Kohlekraftwerke in Deutschland: UN fordern Baustopp
Deutschland erreiche sein Klimaziel nicht, wenn es 25 neue Kohlekraftwerke bauen lässt, so die Kritik des Leiters des UN-Klimasekretariats, Yvo de Boer.
![](https://taz.de/picture/408953/14/Kohlekraft_f.jpg)
Deutschland hält beim Klimaschutz nicht, was es verspricht. Das monieren die Vereinten Nationen. Der Leiter des UN-Klimasekretariats, Yvo de Boer, sagte am Rande einer Klimakonferenz im afrikanischen Tunis der taz: "Ich war sehr beeindruckt, dass sich Deutschland vorgenommen hat, die Kohlendioxid-Emissionen bis 2020 um 40 Prozent zu reduzieren." Doch nun frage er sich "wie dieses Ziel erreicht werden soll, wenn die Regierung 25 Kohlekraftwerke bauen lässt."
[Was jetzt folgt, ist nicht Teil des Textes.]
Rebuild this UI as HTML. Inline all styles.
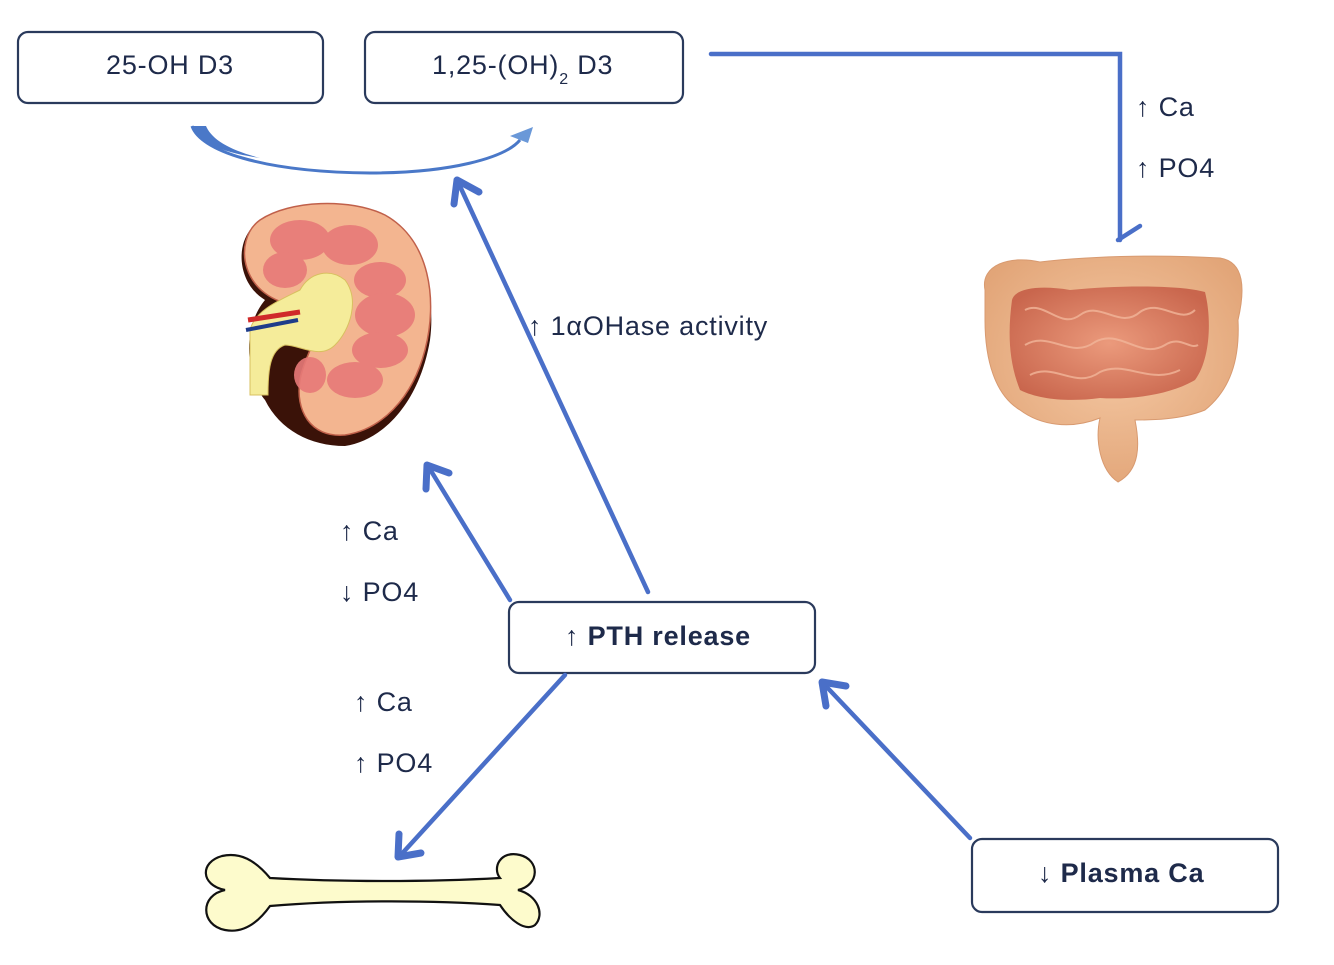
<!DOCTYPE html>
<html><head><meta charset="utf-8"><style>
html,body{margin:0;padding:0;background:#fff;}
svg{display:block;}
text{font-family:"Liberation Sans",sans-serif;fill:#1e2a4a;letter-spacing:0.8px;}
</style></head><body>
<svg width="1334" height="965" viewBox="0 0 1334 965" xmlns="http://www.w3.org/2000/svg">
<defs>
<radialGradient id="gi" cx="50%" cy="45%" r="60%"><stop offset="0" stop-color="#f5c9a4"/><stop offset="1" stop-color="#e2a578"/></radialGradient>
<radialGradient id="si" cx="50%" cy="50%" r="60%"><stop offset="0" stop-color="#eb9a7c"/><stop offset="1" stop-color="#c9664d"/></radialGradient>
</defs>
<g fill="#fff" stroke="#2a3a5c" stroke-width="2.2">
<rect x="18" y="32" width="305" height="71" rx="10"/>
<rect x="365" y="32" width="318" height="71" rx="10"/>
<rect x="509" y="602" width="306" height="71" rx="10"/>
<rect x="972" y="839" width="306" height="73" rx="10"/>
</g>
<text x="170" y="74" font-size="27" text-anchor="middle">25-OH D3</text>
<text x="432" y="74" font-size="27">1,25-(OH)<tspan font-size="16" dy="10">2</tspan><tspan dy="-10"> D3</tspan></text>
<text x="565" y="645" font-size="27" font-weight="bold">↑ PTH release</text>
<text x="1038" y="882" font-size="27" font-weight="bold">↓ Plasma Ca</text>
<g font-size="27">
<text x="1136" y="116">↑ Ca</text>
<text x="1136" y="177">↑ PO4</text>
<text x="528" y="335">↑ 1αOHase activity</text>
<text x="340" y="540">↑ Ca</text>
<text x="340" y="601">↓ PO4</text>
<text x="354" y="711">↑ Ca</text>
<text x="354" y="772">↑ PO4</text>
</g>
<g stroke="#4a6fc8" stroke-width="4.5" fill="none" stroke-linecap="round" stroke-linejoin="miter">
<polyline points="711,54 1120,54 1120,240"/>
<line x1="1118" y1="240" x2="1140" y2="226"/>
<line x1="648" y1="592" x2="458" y2="182"/>
<line x1="510" y1="600" x2="428" y2="466"/>
<line x1="565" y1="675" x2="398" y2="858"/>
<line x1="970" y1="838" x2="822" y2="682"/>
</g>
<g stroke="#4a6fc8" stroke-width="7" fill="none" stroke-linecap="round" stroke-linejoin="round">
<polyline points="454,204 457,180 479,192"/>
<polyline points="426,489 427,465 449,473"/>
<polyline points="399,834 398,857 421,853"/>
<polyline points="826,706 822,682 846,686"/>
</g>
<path d="M192,126 C200,150 260,172 370,173 C450,173 505,158 520,140" stroke="#4a78c8" stroke-width="3" fill="none"/>
<path d="M192,126 L206,126 C212,140 230,150 260,158 C220,152 196,142 192,126Z" fill="#4a78c8"/>
<path d="M510,136 L533,127 L528,143Z" fill="#6a98d8"/>
<g>
<path d="M265,300 C240,330 248,380 265,400 C280,430 310,446 345,446 C385,440 420,400 430,340 C438,280 410,220 360,207 C320,200 270,210 250,230 C235,250 240,285 265,300Z" fill="#3a1208"/>
<path d="M300,306 C240,300 232,240 260,220 C290,200 350,198 385,215 C430,240 438,300 425,350 C412,400 380,430 345,435 C310,438 295,410 300,380 C305,350 330,330 300,306Z" fill="#f3b590" stroke="#c0604a" stroke-width="1.5"/>
<g fill="#e77a78" opacity="0.9">
<ellipse cx="300" cy="240" rx="30" ry="20"/>
<ellipse cx="350" cy="245" rx="28" ry="20"/>
<ellipse cx="380" cy="280" rx="26" ry="18"/>
<ellipse cx="385" cy="315" rx="30" ry="22"/>
<ellipse cx="380" cy="350" rx="28" ry="18"/>
<ellipse cx="285" cy="270" rx="22" ry="18"/>
<ellipse cx="355" cy="380" rx="28" ry="18"/>
<ellipse cx="310" cy="375" rx="16" ry="18"/>
</g>
<path d="M250,395 L250,330 C255,310 280,300 300,290 C310,272 330,268 345,280 C360,300 350,330 335,345 C320,360 300,345 285,345 C270,350 268,370 268,395Z" fill="#f5ec9a" stroke="#d8c060" stroke-width="1"/>
<path d="M248,320 L300,312" stroke="#d02a2a" stroke-width="5"/>
<path d="M246,330 L298,320" stroke="#1e3c8a" stroke-width="4"/>
</g>
<g>
<path d="M985,290 C980,265 1010,255 1040,262 C1100,255 1170,255 1220,258 C1245,262 1245,290 1238,320 C1240,360 1230,390 1205,410 C1180,420 1150,420 1135,420 C1140,445 1140,470 1118,482 C1100,470 1095,440 1100,418 C1070,430 1040,425 1020,410 C995,395 985,360 985,320Z" fill="url(#gi)" stroke="#d89a70" stroke-width="1"/>
<path d="M1012,300 C1015,288 1040,285 1070,290 C1120,285 1180,285 1205,292 C1212,320 1210,360 1195,380 C1170,395 1130,400 1100,398 C1070,402 1040,400 1020,390 C1008,360 1008,330 1012,300Z" fill="url(#si)"/>
<g stroke="#f2b69a" stroke-width="2" fill="none" opacity="0.8">
<path d="M1025,310 C1045,300 1060,330 1080,315 C1100,300 1120,330 1140,312 C1160,298 1180,325 1195,310"/>
<path d="M1025,345 C1050,330 1070,360 1095,342 C1120,328 1140,360 1165,345 C1180,335 1190,350 1198,345"/>
<path d="M1030,375 C1055,362 1075,390 1100,372 C1125,360 1150,385 1180,370"/>
</g>
</g>
<path d="M270,878 C255,860 240,852 222,856 C200,862 200,885 225,890 C200,895 200,925 225,930 C245,934 260,920 270,906 C340,900 430,900 500,905 C510,920 525,932 535,925 C545,915 538,895 518,890 C540,885 540,860 520,855 C500,850 492,868 500,878 C430,882 340,882 270,878Z" fill="#fdfbcc" stroke="#111" stroke-width="2.2"/>
</svg>
</body></html>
Erst am vergangenen Freitag hat die Stadt Hamburg mit Vattenfall den Bau eines neuen Kohlekraftwerks in Moorburg vereinbart. Auch andere Konzerne planen neue Anlagen. Dabei gilt die Stromerzeugung aus fossilen Brennstoffen als ineffizient, weltweit ist sie für etwa 25 Prozent des CO2-Ausstoßes verantwortlich. Die Bundesregierung verhindert die klimabelastende Energiegewinnung aber nicht. Trotzdem rühmt sich Deutschland gerne als Klimaschutz-Vorreiter. Durch die Rüge der Vereinten Nationen wird diese Rolle offen in Frage gestellt. Der jüngste Bericht des Weltklimarats IPCC, so meint Yvo de Boer, lasse keinen Zweifel mehr daran, dass schnell gehandelt werden müsse, um die Erderwärmung einzudämmen. Das hochrangige IPCC-Gremium geht im schlimmsten Fall von einem Hitzeschub von 6,4 Grad Celsius aus. Die Meere würden dann weite Teile der Küsten überfluten.
Europa komme beim Klimaschutz eine entscheidende Rolle zu, sagt der UN-Experte. De Boer resümiert: "Wenn die Europäische Union den Anteil erneuerbarer Energien wie geplant bis 2020 auf 20 Prozent steigern will, dann dürfen in der EU ab sofort nur noch Kraftwerke mit erneuerbarer Energie gebaut werden." Es sei nicht zu erwarten, dass Energie aus Kohle in absehbarer Zeit sauber werde. Die Energiekonzerne erklären zwar, dass sie die Treibhausgase aus ihren Kraftwerken künftig abfangen und unter der Erde deponieren wollen. De Boer jedoch glaubt nicht daran, dass sich diese Technik - CCS-Technik (Carbon Capture and Storage) genannt - durchsetzt. Sie werde mit 30 bis 50 Euro pro Tonne CO2 so teuer sein, dass sie nicht wirtschaftlich sei.
Auch Andree Böhling, Klimaexperte von Greenpeace, kritisiert, dass die schwarz-rote Koalition zu wenig gegen CO2-Schleudern tue. "Bundeskanzlerin Angela Merkel (CDU) und Umweltminister Sigmar Gabriel (SPD) verfehlen ihre Klima-Ziele", sagte er am Montag bei der Vorstellung einer Studie des Aachener Ingenieurbüros EUTech. Das Bundeskabinett habe im Sommer zwar ein Klimapaket verabschiedet. Diese 29 Maßnahmen gingen aber von geschönten Zahlen aus - und sorgten keineswegs für die angekündigten CO2-Einsparungen. Laut Studie reduziert sich der CO2-Ausstoß durch das Klimapaket allenfalls um 30 Prozent statt um 40. Die Regierung überschätze sich, etwa beim Stromsparen. Tobias Dünow, Sprecher von Umweltminister Gabriel, widerspricht: "Wir verabschieden am 5. Dezember als erstes Land ein Klimapaket, natürlich ist Deutschland Vorreiter."